Por Marcos Aurélio Ruy
Neste 25 de abril, a Revolução dos Cravos completa 50 anos. Um marco fundamental para Portugal e para o mundo. Nessa data, em 1974, Portugal se livrava de uma ditadura iniciada em 1926. A crise econômica provocada pelos gastos para combater os movimentos guerrilheiros – que já duravam havia mais de uma década, por libertação de Angola, Moçambique e Guiné-Bissau e São Tomé e Príncipe, então colônias mantidas a ferro e fogo – fortaleceu o movimento pela democracia no país e, com cravos nas mãos, milhares de pessoas saíram às ruas contra o moribundo regime. A libertação dos três países se deu imediatamente.

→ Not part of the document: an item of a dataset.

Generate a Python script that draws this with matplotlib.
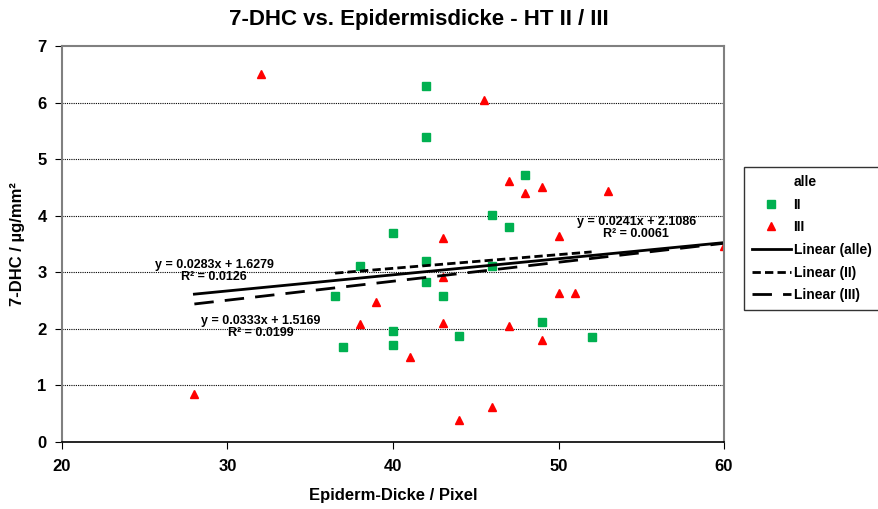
import numpy as np
import matplotlib.pyplot as plt

plt.rcParams['font.family'] = ['Liberation Sans', 'DejaVu Sans']
plt.rcParams['font.weight'] = 'bold'

# HT II
x2 = [36.5, 37, 38, 40, 40, 40, 42, 42, 42, 42, 43, 44, 46, 46, 47, 48, 49, 52]
y2 = [2.58, 1.68, 3.12, 3.70, 1.97, 1.72, 6.30, 5.40, 3.20, 2.83, 2.58, 1.87, 4.02, 3.12, 3.80, 4.72, 2.12, 1.85]
# HT III
x3 = [28, 32, 38, 39, 41, 43, 43, 43, 44, 45.5, 46, 47, 47, 48, 49, 49, 50, 50, 51, 53, 60]
y3 = [0.85, 6.50, 2.08, 2.47, 1.51, 3.60, 2.91, 2.10, 0.39, 6.05, 0.62, 4.62, 2.05, 4.40, 4.50, 1.81, 3.65, 2.63, 2.63, 4.43, 3.46]

x_all = x2 + x3
y_all = y2 + y3

eq_texts = ["y = 0.0283x + 1.6279\nR² = 0.0126",
            "y = 0.0333x + 1.5169\nR² = 0.0199",
            "y = 0.0241x + 2.1086\nR² = 0.0061"]
eq_pos = [(29.2, 3.02), (32.0, 2.04), (54.7, 3.78)]

fig = plt.figure(figsize=(8.79, 5.09), dpi=100)
ax = fig.add_axes([0.0705, 0.1316, 0.7532, 0.778])

ax.plot([], [], ls='none', label='alle')
ax.plot(x2, y2, 's', color='#00B050', ms=6, label='II')
ax.plot(x3, y3, '^', color='#FF0000', ms=6, label='III')

def trend(xs, ys):
    k, d = np.polyfit(xs, ys, 1)
    xx = np.array([min(xs), max(xs)])
    return xx, k * xx + d

xa, ya = trend(x_all, y_all)
xb, yb = trend(x2, y2)
xc, yc = trend(x3, y3)
ax.plot(xa, ya, color='black', lw=2, label='Linear (alle)')
ax.plot(xb, yb, color='black', lw=2, dashes=(3, 1.5), label='Linear (II)')
ax.plot(xc, yc, color='black', lw=2, dashes=(7, 4), label='Linear (III)')

for t, (px, py) in zip(eq_texts, eq_pos):
    ax.text(px, py, t, ha='center', va='center', fontsize=9, fontweight='bold',
            linespacing=1.0)

ax.set_xlim(20, 60)
ax.set_ylim(0, 7)
ax.set_xticks(range(20, 61, 10))
ax.set_yticks(range(0, 8))
for yv in range(1, 7):
    ax.axhline(yv, color='black', lw=0.8, ls=(0, (1, 1)), zorder=0)

for s in ['left', 'top', 'right']:
    ax.spines[s].set_color('#808080')
    ax.spines[s].set_linewidth(1.5)
ax.spines['bottom'].set_color('black')
ax.spines['bottom'].set_linewidth(1.2)
ax.tick_params(direction='out', length=5, labelsize=12)
ax.tick_params(axis='x', pad=7)
ax.tick_params(axis='y', pad=6)
for lbl in ax.get_xticklabels() + ax.get_yticklabels():
    lbl.set_fontweight('bold')

fig.text(419 / 879, 1 - 19 / 509, "7-DHC vs. Epidermisdicke - HT II / III",
         fontsize=16, fontweight='bold', ha='center', va='center')
ax.set_xlabel("Epiderm-Dicke / Pixel", fontsize=12, fontweight='bold', labelpad=10)
ax.set_ylabel("7-DHC / µg/mm²", fontsize=12, fontweight='bold', labelpad=9)

leg = fig.legend(loc='upper left', bbox_to_anchor=(0.838, 0.686), fontsize=10,
                 frameon=True, fancybox=False, edgecolor='black', handlelength=2.8,
                 borderpad=0.6, labelspacing=0.62, handletextpad=0.2)
leg.get_frame().set_linewidth(1)

fig.savefig('out.png', dpi=100)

A iminente derrota militar para os movimentos guerrilheiros levou as Forças Armadas de Portugal a abandonarem o antigo regime. A publicação livro Portugal e o Futuro, do ex-governador de Guiné-Bissay, António de Spínola, em defesa de uma solução política para as guerras nas então colônias portuguesas, mostra uma fissura entre os salazaristas e o enfraquecimento da ditadura.
Com fundamental liderança do Partido Comunista Português e as liberdades democráticas estabelecidas, Portugal passou por transformações, em sucessivos governos de centro-esquerda, com uma nova Constituição de inspiração democrática, e nunca mais conheceu uma ditadura.
“A revolução de abril é patrimônio do povo e é patrimônio do futuro. Patrimônio construído pela luta dos trabalhadores e do povo e que nós comunistas nos orgulhamos de ter dado uma contribuição inigualável, não apenas na longa e heroica resistência, mas em todos os momentos decisivos da sua construção”, afirma Jerônimo de Sousa, secretário-geral do PCP.
A nova Constituição garantiu os direitos civis e políticos, assim como o acesso à saúde, a cultura, educação, habitação, previdência social, liberdade de organização sindical e de movimentos sociais, entre outros direitos humanos restabelecidos.
Com bandeiras parecidas com as utilizadas atualmente por fundamentalistas religiosos unidos a fascistas, inclusive no Brasil, a ditadura portuguesa se valeu de um discurso contra a política e os políticos e de lemas como Deus, pátria e família e a defesa intransigente de uma falsa “moral cristã” extremamente conservadora, e contou com apoio de grande parte da Igreja Católica. Como se vê, esse discurso fácil, que mistura crise econômica com fé religiosa e um individualismo exacerbado, não é novidade para a ascensão de ideias fascistas.
A música Grândola, Vila Morena, de José Afonso, executada nas rádios, foi o sinal para o povo tomar as ruas com o Movimento das Forças Armadas, ocupando locais estratégicos para impedir qualquer resistência. Como diz a música:
“Em cada esquina um amigo/ Em cada rosto igualdade/
Grândola, Vila Morena/ Terra da fraternidade”.
A reação conservadora ao novo regime se fez contra as propostas progressistas de reforma agrária, contra o movimento sindical e contra todos os movimentos em favor de uma sociedade mais avançada de cunho popular.
Como um movimento sem igual na Europa do pós-Segunda Guerra, a Revolução dos Cravos, resultado de uma mobilização operária e popular, levou o Secretário de Estado dos EUA, Henry Kissinger, à intenção estadunidense de invadir Portugal com medo de uma “nova Cuba”.
Com isso, uma gama de forças antirrevolucionárias, com forte apoio dos Estados Unidos, foi podando os cravos dos jardins de Portugal e, no final, os cravos foram recolhidos, mas a democracia prevaleceu; mesmo porque “esqueceram a semente em algum canto do jardim”, como canta Chico Buarque. Mas os sonhos dos portugueses do 25 de abril de um mundo mais igual e humano persiste.
Cabe cultivar todas as sementes, em quaisquer cantos esquecidas, para superar o discurso de ódio, discriminação e violência, muito favorável à extrema-direita. Como aconteceu em Portugal, as flores venceram os canhões, como canta Geraldo Vandré.